Présenté dans le cadre du Festival Magnetic North à Ottawa, qui est un espace du nouveau théâtre anglophone , Les Journaux de Nina Arsenault tient à la fois du monologue confessionnel et d’une démonstration scientifique qui suit les moindres traces du processus d’une transformation sexuelle.
Nina Arsenault , autrefois un homme, est devenu une femme d’une grande beauté et elle nous révèle tout, à travers un discours franc, intelligent sans le moindre désir d’épater le spectateur peu habitué au monde des transexuels. Ce qu’on nous invite en effet à regarder n’est pas toujours agréable puisqu’il retraçe les différentes interventions chirurgicales et nous comprenons les graves risques qu’elle courait.
Nina est constamment à la recherche de la beauté idéale, d’une hyperféminité qui met en évidence la nature purement reconstruite d’un corps dont on a dû extirper la chair masculine pour reconstruire la femme. La chair doit toujours coïncider avec les attentes de « l’autre » monde mais la tragédie de cette recherche du plus beau corps possible devient l’obsession permanente de ceux qui veulent mener une vie sans confusion identitaire.
Les vidéos, empruntées à différentes salles d’opération, témoignent de la réalité crue des interventions. Le jeu est retenu mais séducteur. La voix grave et douce de l’artiste murmure les explications; son corps se tortille pour nous montrer toutes les attitudes d’un objet complètement refait. Elle parle souvent de la geisha, modèle évident de la gestualité destinée à plaire, à séduire, à évoquer la grâce.
La reconstitution d’un corps entier qui porte en lui un rapport renouvelé avec le monde, affirme jusqu’à quel point ce spectacle incarne l’essence même du théâtre. Nina, comme un personnage de scène, est une pure reconstruction. Son recours aux accessoires, au maquillage, aux vêtements, révèlent jusqu’à quel point la féminité ou la masculinité ne sont que signifiées, mise en place par la publicité, par les idées stéréotypées et donc pas nécessairement reliées à l’être biologique.

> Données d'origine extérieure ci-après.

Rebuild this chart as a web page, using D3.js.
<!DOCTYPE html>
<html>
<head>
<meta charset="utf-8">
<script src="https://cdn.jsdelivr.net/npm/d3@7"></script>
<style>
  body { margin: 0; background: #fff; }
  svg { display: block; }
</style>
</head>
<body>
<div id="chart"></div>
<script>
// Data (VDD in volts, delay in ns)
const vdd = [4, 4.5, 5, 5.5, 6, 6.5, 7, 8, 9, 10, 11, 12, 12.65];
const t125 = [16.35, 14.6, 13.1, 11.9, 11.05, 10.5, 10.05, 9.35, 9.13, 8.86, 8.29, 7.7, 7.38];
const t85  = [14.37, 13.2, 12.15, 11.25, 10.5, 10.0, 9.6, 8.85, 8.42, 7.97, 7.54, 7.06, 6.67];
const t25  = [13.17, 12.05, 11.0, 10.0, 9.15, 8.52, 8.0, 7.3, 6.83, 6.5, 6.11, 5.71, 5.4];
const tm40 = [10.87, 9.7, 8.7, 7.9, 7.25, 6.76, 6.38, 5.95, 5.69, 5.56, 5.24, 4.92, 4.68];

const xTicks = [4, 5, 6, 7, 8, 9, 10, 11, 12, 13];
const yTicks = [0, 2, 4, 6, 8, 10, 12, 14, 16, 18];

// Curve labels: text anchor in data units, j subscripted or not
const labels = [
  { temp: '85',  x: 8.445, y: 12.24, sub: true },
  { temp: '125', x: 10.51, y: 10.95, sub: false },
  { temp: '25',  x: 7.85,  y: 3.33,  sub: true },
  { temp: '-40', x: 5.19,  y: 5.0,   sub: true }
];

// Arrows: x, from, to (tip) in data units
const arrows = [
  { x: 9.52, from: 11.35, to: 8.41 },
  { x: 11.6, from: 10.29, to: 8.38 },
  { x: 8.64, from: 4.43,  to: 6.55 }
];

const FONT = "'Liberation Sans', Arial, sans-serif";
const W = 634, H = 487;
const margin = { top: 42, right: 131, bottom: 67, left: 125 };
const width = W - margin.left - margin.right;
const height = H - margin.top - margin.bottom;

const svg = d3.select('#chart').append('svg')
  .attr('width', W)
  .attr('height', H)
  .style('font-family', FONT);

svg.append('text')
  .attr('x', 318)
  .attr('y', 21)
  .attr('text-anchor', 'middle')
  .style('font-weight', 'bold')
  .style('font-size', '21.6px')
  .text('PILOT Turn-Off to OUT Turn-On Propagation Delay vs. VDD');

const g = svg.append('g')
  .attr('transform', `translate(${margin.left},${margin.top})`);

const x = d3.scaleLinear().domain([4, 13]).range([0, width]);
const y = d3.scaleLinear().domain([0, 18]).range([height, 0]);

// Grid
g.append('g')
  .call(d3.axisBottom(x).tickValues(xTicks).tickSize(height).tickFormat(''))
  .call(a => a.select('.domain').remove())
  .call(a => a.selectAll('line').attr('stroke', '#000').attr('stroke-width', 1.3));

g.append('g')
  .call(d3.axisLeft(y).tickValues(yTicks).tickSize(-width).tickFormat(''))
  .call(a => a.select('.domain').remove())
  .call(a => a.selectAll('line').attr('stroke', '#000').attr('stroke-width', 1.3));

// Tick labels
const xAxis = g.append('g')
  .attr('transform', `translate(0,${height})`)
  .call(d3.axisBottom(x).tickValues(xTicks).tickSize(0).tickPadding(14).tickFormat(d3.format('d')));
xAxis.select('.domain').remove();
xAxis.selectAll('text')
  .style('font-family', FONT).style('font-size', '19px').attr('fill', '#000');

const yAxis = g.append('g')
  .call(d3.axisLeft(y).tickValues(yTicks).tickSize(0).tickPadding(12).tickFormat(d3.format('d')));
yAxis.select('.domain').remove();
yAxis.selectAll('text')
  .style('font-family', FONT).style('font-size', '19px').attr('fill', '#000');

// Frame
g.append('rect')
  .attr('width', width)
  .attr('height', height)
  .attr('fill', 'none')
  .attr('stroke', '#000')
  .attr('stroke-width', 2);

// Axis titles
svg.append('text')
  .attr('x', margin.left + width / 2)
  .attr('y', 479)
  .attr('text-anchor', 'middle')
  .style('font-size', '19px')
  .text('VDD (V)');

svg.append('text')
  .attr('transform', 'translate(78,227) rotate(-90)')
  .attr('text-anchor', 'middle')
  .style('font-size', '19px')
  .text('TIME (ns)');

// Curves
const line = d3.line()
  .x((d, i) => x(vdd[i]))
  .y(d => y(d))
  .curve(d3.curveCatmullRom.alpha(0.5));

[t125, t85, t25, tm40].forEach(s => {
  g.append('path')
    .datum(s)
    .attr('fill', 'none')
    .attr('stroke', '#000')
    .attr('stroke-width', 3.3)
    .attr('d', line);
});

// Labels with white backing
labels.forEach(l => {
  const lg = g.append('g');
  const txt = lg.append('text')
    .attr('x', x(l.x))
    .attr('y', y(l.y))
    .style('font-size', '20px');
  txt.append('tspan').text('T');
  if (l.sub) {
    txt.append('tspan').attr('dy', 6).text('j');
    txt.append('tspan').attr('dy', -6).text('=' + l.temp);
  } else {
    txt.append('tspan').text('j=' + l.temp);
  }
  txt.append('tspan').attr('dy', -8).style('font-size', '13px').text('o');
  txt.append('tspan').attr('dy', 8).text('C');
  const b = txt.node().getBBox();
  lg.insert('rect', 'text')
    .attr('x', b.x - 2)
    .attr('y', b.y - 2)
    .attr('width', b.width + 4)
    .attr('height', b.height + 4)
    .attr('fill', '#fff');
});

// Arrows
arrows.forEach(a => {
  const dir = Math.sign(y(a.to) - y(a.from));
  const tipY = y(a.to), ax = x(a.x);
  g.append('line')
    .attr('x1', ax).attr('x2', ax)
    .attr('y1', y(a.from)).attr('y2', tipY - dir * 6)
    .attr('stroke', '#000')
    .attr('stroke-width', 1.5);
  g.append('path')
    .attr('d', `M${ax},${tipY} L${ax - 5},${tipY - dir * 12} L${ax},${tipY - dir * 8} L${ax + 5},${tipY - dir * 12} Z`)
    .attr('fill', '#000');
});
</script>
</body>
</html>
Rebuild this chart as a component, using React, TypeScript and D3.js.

Cependant, à la fin du spectacle, Nina ne peut rentrer chez elle et quitter son costume. Elle est devenue cet autre dont elle ne peut plus se défaire. Ce corps est à la fois un objet de grand luxe qu’on exhibe et une prison qui ne pardonne pas. Et le spectacle qui met parfois mal à l’aise. Les moments où Nina pleure la mort d’une amie, nous entrainent vers un pathos qui n’a pas de place dans un spectacle qui cherche plutôt le regard attentif des spectateurs.
Il s’agit surtout de faire comprendre la nature de ce voyage « transgenre » mené par ce « shemale/femmemâle » et peut-être aussi l’occasion de remettre en question la notion du « voyeur » associé habituellement à une réalité qu’on est censé cachée des regards trop curieux.
Un moment de théâtre étonnant et, malgré tout, émouvant.
Alvina Ruprecht
Spectacle présenté par la troupe Buddies in Bad Times de Toronto à la Salle académique de l’Université d’Ottawa.